The Reflowering of Malaysian Islam: Modern Religious Radicals and Their Roots
Description
Contains Bibliography, Index
$29.95
ISBN 0-7748-0195-6
Author
Publisher
Year
Contributor
Greg Turko is a policy analyst at the Ontario Ministry of Colleges and
Universities.
Review
For many, the term Islamic revival refers to the religious radicalism in such high profile nations as Iran and Pakistan. But there are also dramatic, though less newsworthy, changes occurring in other areas where Islam is established. Judith Nagata examines the Islamic revolution currently taking place in Malaysia.
She uses, as her focal point, the study of the dakwah movement. This term refers to the revival process by which lapsed Muslims are brought back into the religious mainstream and new converts are gained. In the Malaysian context, Nagata points out, this term has a more restrictive meaning in that it refers “to specific, urban based national revival movements.”
Nagata examines dakwah and more general matters of religious revival from many perspectives, using a variety of sources — from personal interviews to published documents to public speeches. It is difficult to isolate the main areas of concern, as the process is still on going, but a number of questions do strike the reader as vital and potentially troublesome for the nation either politically or culturally. How, for example, will dakwah affect the large non-Muslim (primarily Chinese) population, or how will the government balance the often very anti-Western, anti-materialist demands of the Islamic fundamentalists with its own versions of development. On a cultural level there is the question of the extent to which Arab customs (e.g., dress), Arab culture, and the Arabic language should be superimposed on Malaysia in the quest for Islamic purity. Another source of conflict could, in time, arise between Islamic precepts and adat (i.e., primarily rural Malay customs), which has diverse and deep, though very un-Islamic, roots.
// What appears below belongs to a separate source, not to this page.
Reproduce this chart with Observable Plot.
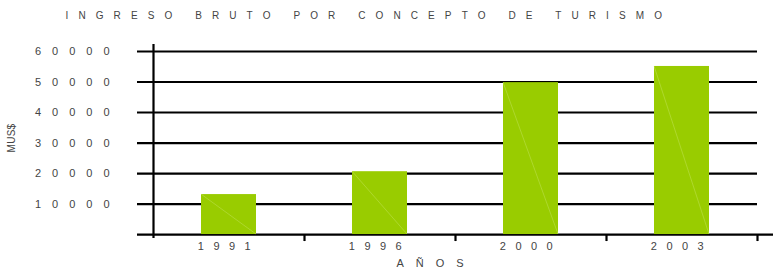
<!DOCTYPE html>
<html>
<head>
<meta charset="utf-8">
<script src="https://cdn.jsdelivr.net/npm/d3@7"></script>
<script src="https://cdn.jsdelivr.net/npm/@observablehq/plot@0.6"></script>
<style>
  body { margin: 0; background: #fff; }
  svg { font-family: "Liberation Sans", Arial, sans-serif; }
</style>
</head>
<body>
<div id="chart"></div>
<script>
const years = ["1991", "1996", "2000", "2003"];
const values = [13100, 20600, 49800, 55100];
const yTicks = [10000, 20000, 30000, 40000, 50000, 60000];
const title = "INGRESO BRUTO POR CONCEPTO DE TURISMO";
const xLabel = "AÑOS";
const yLabel = "MUS$";

const data = years.map((year, i) => ({year, value: values[i]}));

const W = 773, H = 268, mL = 153, mR = 16, mT = 44, mB = 30;
const halfStep = (W - mL - mR) / years.length / 2;
const textColor = "#444";

function diagonals(index, scales) {
  const g = d3.create("svg:g").attr("aria-label", "diagonals");
  const x = scales.x, y = scales.y;
  const bw = x.bandwidth ? x.bandwidth() : 0;
  for (const d of data) {
    const x0 = x(d.year);
    g.append("line")
      .attr("x1", x0).attr("y1", y(d.value))
      .attr("x2", x0 + bw).attr("y2", y(0))
      .attr("stroke", "#d4ee80").attr("stroke-width", 0.5).attr("stroke-opacity", 0.7);
  }
  return g.node();
}

const chart = Plot.plot({
  width: W, height: H,
  marginLeft: mL, marginRight: mR, marginTop: mT, marginBottom: mB,
  x: {domain: years, paddingInner: 0.635, paddingOuter: 0.3175, align: 0.5, axis: null},
  y: {domain: [-1300, 62300], axis: null},
  style: {fontFamily: "Liberation Sans, Arial, sans-serif", fontSize: "11px", color: textColor, background: "#fff"},
  marks: [
    Plot.ruleY(yTicks, {stroke: "#000", strokeWidth: 2.2, insetLeft: -16}),
    Plot.ruleY([0], {stroke: "#000", strokeWidth: 2.2, insetLeft: -16, insetRight: -16}),
    Plot.barY(data, {x: "year", y: "value", fill: "#99cc00"}),
    diagonals,
    Plot.ruleX([years[0]], {dx: -halfStep, y1: -1300, y2: 62300, stroke: "#000", strokeWidth: 2.2}),
    Plot.ruleX(years, {dx: halfStep, y1: 0, y2: -2300, stroke: "#000", strokeWidth: 2.2}),
    Plot.axisY(yTicks, {tickSize: 0, tickPadding: 33, tickFormat: d => String(d), fill: textColor, label: null}),
    Plot.axisX({tickSize: 0, tickPadding: 4, fill: textColor, label: null}),
    Plot.text([title], {frameAnchor: "top-left", dx: -88, dy: -33, textAnchor: "start", fill: textColor, fontSize: 10}),
    Plot.text([xLabel], {frameAnchor: "bottom-left", dx: 243, dy: 28, textAnchor: "start", fill: textColor, fontSize: 11}),
    Plot.text([yLabel], {frameAnchor: "left", dx: -142, dy: 11, rotate: -90, fill: textColor, fontSize: 10})
  ]
});
document.getElementById("chart").appendChild(chart);

const yTickText = new Set(yTicks.map(String));
const yearText = new Set(years);
d3.select(chart).selectAll("text").each(function() {
  const t = this.textContent;
  const s = d3.select(this);
  if (yTickText.has(t)) s.style("letter-spacing", "11px");
  else if (yearText.has(t)) s.style("letter-spacing", "9.5px");
  else if (t === title) s.style("letter-spacing", "10.1px");
  else if (t === xLabel) s.style("letter-spacing", "12px");
  else if (t === yLabel) s.style("letter-spacing", "0.3px");
});
</script>
</body>
</html>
There is a detailed and very well documented discussion of these questions, as well as of the general ferment presently going on in Malaysia. However, few conclusions are drawn as to where the process of Islamic revitalization is likely to lead, largely because the revolution is still being realized. Nagata does clearly show that the Islamic revival in Malaysia is neither a monolith nor a passing fad. Time will show what the final outcome of this “reflowering of Malaysian Islam” will be.
This work, for all its detail, does not provide as much of the feel of the Islamic revival as, for example, V.S. Naipaul has done in his book Among the Believers. Nonetheless, Judith Nagata has produced a very readable account describing the process and politics of religious revival.